Just as the leaves changed in Cambridge, Massachusetts, I took a walk through the historic Mount Auburn Cemetery.
Among the winding paths, I found a headstone with a unique epitaph. It read: “May the least of what we’ve done be blessed.”
I kept this blessing with me like a coin in my coat pocket, forgetting it was there until I was searching for something else.
Each time I remembered, the phrase hit me as though it were new again. It captured something I had been waiting to be told for a long, long time.
I tried to locate this headstone again, to learn the name of the departed, but I couldn’t find it. I searched the internet, hoping this was a common or attributable saying, but nothing came up.
I was left with this nameless, timeless blessing, and perhaps that made it easier to hear as though it were for me.
“May the least of what we’ve done be blessed.”
It’s been nearly two years since I last stood in a church and received a benediction – those last words before you leave a sanctuary and open the doors to reenter a loud, bright world.
While there are traditional benedictions, I more often find myself in spiritual communities that have written their own.
What blessing do we need to hear at this particular time, considering us as particular people?
I remember how I felt when I caught COVID-19 in October 2021 – just as ashamed as I was sick.
The shame of missing meetings. The shame of asking for an extension on a paper. The shame of needing a housemate to do my care work or needing a friend to bring groceries.
My graduate student union was on strike, and I even felt ashamed that I couldn’t join the picket line.
I was unproductive. And I knew that to some people, to some institutions, and perhaps to myself, that made me less.
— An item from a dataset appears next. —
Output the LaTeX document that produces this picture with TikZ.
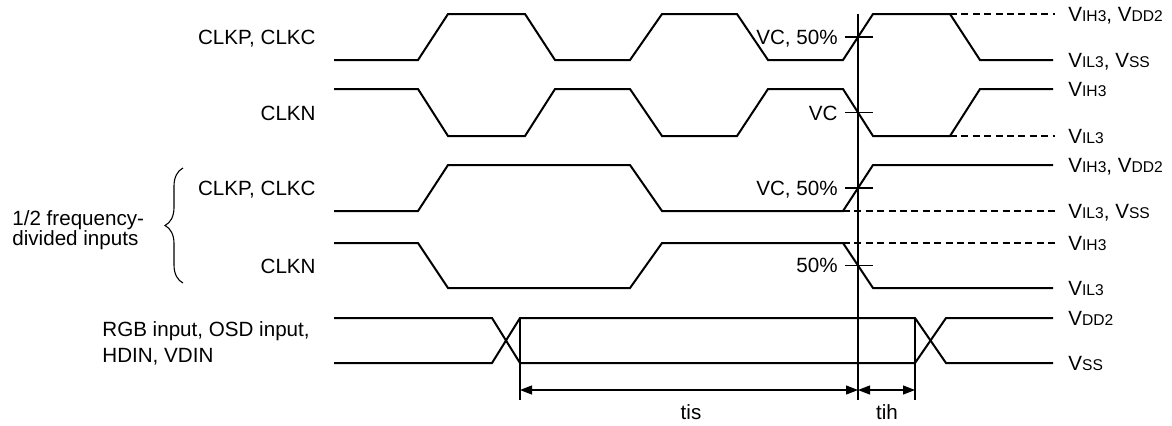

My experience is just an outer ripple of a productivity obsession that is much more systemic with much higher stakes.
In the midst of a global pandemic, we’ve seen the U.S. choose profit over the lives of working, immunocompromised, older, disabled, incarcerated, unhoused, undocumented and Global South communities.
Six Amazon workers in Illinois and eight workers in a Kentucky candle factory recently died at work during a tornado.
This is about bosses, billionaires and the racial capitalism that makes them. We need organizing to radically transform our society and put people over productivity. But in our everyday lives, we may need blessings too.
Thank you to Indigenous and Black leaders who know and teach this already. Thank you specifically to Tricia Hersey, founder of The Nap Ministry, whose work has been fundamental to my learning.
As we begin our journey through an uncertain new year, I offer this as a benediction:
May the cult of productivity unravel at its seams.
May ease and care find us simply because we exist.
And may the least of what we’ve done be blessed.